Guarding against gas theft
Shihab Sarkar | Monday, 15 December 2014
The continued public grievances over inadequate Titas Gas supplies to consumers notwithstanding, the extent of pilferage of the fuel by a section of influential people seems appalling. Lately, it has assumed the proportions of veritable robbery. The menace of illegal gas distribution network has for some time been seen in a number of districts. They include Dhaka, Narayanganj, Munshiganj, Narsingdi and Gazipur.
In February this year, the incidents of stealing gas by illegally connecting households with the main pipeline came to light prominently. Those occurred in Gazipur and Savar areas, not far from Dhaka.

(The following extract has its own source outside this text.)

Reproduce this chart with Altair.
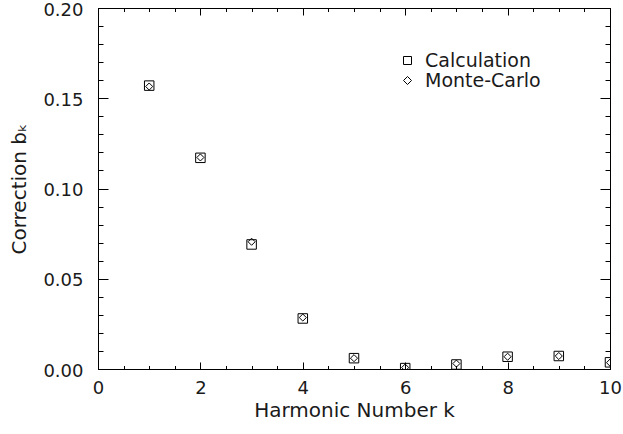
import altair as alt
import pandas as pd

# ---- data ----
k_values = [1, 2, 3, 4, 5, 6, 7, 8, 9, 10]
calc_values = [0.157, 0.117, 0.069, 0.028, 0.006, 0.0005, 0.0025, 0.0068, 0.0072, 0.0037]
mc_values = [0.1565, 0.1172, 0.0705, 0.0285, 0.006, 0.0008, 0.003, 0.0068, 0.0072, 0.0035]
series_names = ["Calculation", "Monte-Carlo"]

x_major = [0, 2, 4, 6, 8, 10]
x_minor = [i * 0.5 for i in range(21)]
y_major = [0.0, 0.05, 0.10, 0.15, 0.20]
y_minor = [i * 0.01 for i in range(21)]

calc_df = pd.DataFrame({"k": k_values, "b": calc_values, "series": series_names[0]})
mc_df = pd.DataFrame({"k": k_values, "b": mc_values, "series": series_names[1]})
all_df = pd.concat([calc_df, mc_df], ignore_index=True)

FONT = "DejaVu Sans"
FS = 18
TFS = 20
INK = "#000000"
TXT = "#1a1a1a"

xscale = alt.Scale(domain=[0, 10], nice=False, zero=False)
yscale = alt.Scale(domain=[0, 0.2], nice=False, zero=False)
shape_scale = alt.Scale(domain=series_names, range=["square", "diamond"])


def xaxis(orient, values, size, labels=False, title=None):
    kw = dict(orient=orient, values=values, tickSize=size, offset=-size, domain=False,
              grid=False, tickColor=INK, tickWidth=1, labels=labels)
    if labels:
        kw.update(labelFont=FONT, labelFontSize=FS, labelColor=TXT, labelPadding=10,
                  labelFlush=False, format="d", labelOverlap=False)
    if title:
        kw.update(title=title, titleFont=FONT, titleFontSize=TFS, titleFontWeight="normal",
                  titleColor=TXT, titlePadding=3)
    else:
        kw.update(title=None)
    return alt.Axis(**kw)


def yaxis(orient, values, size, labels=False, title=None):
    kw = dict(orient=orient, values=values, tickSize=size, offset=-size, domain=False,
              grid=False, tickColor=INK, tickWidth=1, labels=labels)
    if labels:
        kw.update(labelFont=FONT, labelFontSize=FS, labelColor=TXT, labelPadding=15,
                  labelFlush=False, format=".2f", labelOverlap=False, labelOffset=2)
    if title:
        kw.update(title=title, titleFont=FONT, titleFontSize=TFS, titleFontWeight="normal",
                  titleColor=TXT, titlePadding=13)
    else:
        kw.update(title=None)
    return alt.Axis(**kw)


legend = alt.Legend(
    title=None, orient="none", legendX=300, legendY=43,
    labelFont=FONT, labelFontSize=19, labelColor=TXT, labelOffset=8,
    symbolSize=64, symbolStrokeColor=INK, symbolStrokeWidth=1,
    symbolFillColor="transparent", rowPadding=0,
)

calc_layer = alt.Chart(calc_df).mark_point(
    filled=False, size=90, strokeWidth=1, color=INK, opacity=1, clip=True
).encode(
    x=alt.X("k:Q", scale=xscale, axis=xaxis("bottom", x_major, 7, labels=True, title="Harmonic Number k")),
    y=alt.Y("b:Q", scale=yscale, axis=yaxis("left", y_major, 10, labels=True, title="Correction bₖ")),
    shape=alt.Shape("series:N", scale=shape_scale, legend=legend),
)

mc_layer = alt.Chart(mc_df).mark_point(
    filled=False, size=50, strokeWidth=1, color=INK, opacity=1, clip=True
).encode(
    x=alt.X("k:Q", scale=xscale, axis=xaxis("bottom", x_minor, 3.5)),
    y=alt.Y("b:Q", scale=yscale, axis=yaxis("left", y_minor, 5)),
    shape=alt.Shape("series:N", scale=shape_scale, legend=legend),
)

top_major = alt.Chart(all_df).mark_point(opacity=0, clip=True).encode(
    x=alt.X("k:Q", scale=xscale, axis=xaxis("top", x_major, 7)),
    y=alt.Y("b:Q", scale=yscale, axis=yaxis("right", y_major, 10)),
)

top_minor = alt.Chart(all_df).mark_point(opacity=0, clip=True).encode(
    x=alt.X("k:Q", scale=xscale, axis=xaxis("top", x_minor, 3.5)),
    y=alt.Y("b:Q", scale=yscale, axis=yaxis("right", y_minor, 5)),
)

chart = alt.layer(calc_layer, mc_layer, top_major, top_minor).resolve_axis(
    x="independent", y="independent"
).properties(
    width=512, height=361,
    autosize=alt.AutoSizeParams(type="none"),
    padding={"left": 98, "top": 8, "right": 13, "bottom": 65},
    background="white",
).configure_view(
    stroke=INK, strokeWidth=1
)

chart.save("out.html", embed_options={"renderer": "svg", "actions": False})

The media reports said the Titas officials, with the help of law enforcers, had disconnected 309 illegal gas lines at households and a restaurant in Kaliyakoir in Gazipur and in Ashulia under Savar. Emotion ran high in the localities as the 'affected' people turned furious. They complained that local youths had arranged the gas for them in exchange for money. They were compelled to take the connections as the authorities concerned had kept them out of the legal gas supply network.
The officials concerned at Titas Gas Transmission and Distribution Company Limited have detected similar pilferage rackets in other places as well. The overall situation is grave and quite volatile as the thefts have been found to be chipping away at the state coffers in full ferocity. Like in many cases involving state-run utility services, the gas theft episodes have detected links of local political heavyweights and, in some cases, that of a section of the Titas officials and field-level staff. In cahoots with each other, the rackets have robbed the state of a staggering amount of money in recent times.
Along a stretch of around 250-kilometre pipeline, nearly 0.3 million illegal gas connections have been unearthed recently. It means massive volumes of the fast-depleting fuel are being pilfered, depriving industries and household units of it. That the stealing is directly contributing to the continued disruptions in gas supply to legal customers is axiomatic, but it has turned out to be a grim reality. As a domino effect, the thefts have a direct impact on the country's gas-run industrial sector. The thefts are badly affecting the legal domestic customers.
To add to the people's anger and woes, hundreds of industries in the country had to face production disruption and the new ones could not start production over the last four years due to gas deadlock. Owing to low pressure, the running industries could not achieve their expected production target, while the newly set up ones remained without gas supply thanks to a moratorium on fresh connections. The gas stealing syndicates perhaps could not have a better opportunity to make a quick buck. The rackets have allegedly been hyperactive in recent years selling illegally more than 200 million mmcf (million cubic feet) of gas per day. As has been learnt, the racketeers arrange illegal gas connection to an industry in exchange for more than Taka 20 million. They take Taka 35,000 to Tk 45,000 for connecting a household.
The irony is the Titas Gas authorities have owned up to the reckless thefts in the country; and in the enactment of an oft-repeated ritual, they have once again pledged to take stern action against the persons involved in the misdeed. The nation waits for them to swing into action. In the 1970s, high-ups used to boast the country's seemingly endless reserves of natural gas. Back then few could have remotely thought of the crunch the largest ever gas field, Titas, was heading to. The gas crisis has of late been making serious dents in the country's economy. As a corollary, the power generation sector, too, is bearing the brunt. The Titas Gas authorities are well aware of the extent of the snowballing crisis. According to them, in the last four years more than 1,000 applications seeking gas connections have reached them. Those still remain pending. Almost all the applications came from aspiring industries. There is no other way but count days, as new gas connections have been kept in suspension since 2009 in the country's major industrial belts.
The energy and power sectors have long fallen prey to the so-called system losses which are nothing but outright thefts committed by elements of organised rackets. Given the bleak prospects of finding fresh sources of gas soon, the sectors can ill afford to give in to the greed of unscrupulous people.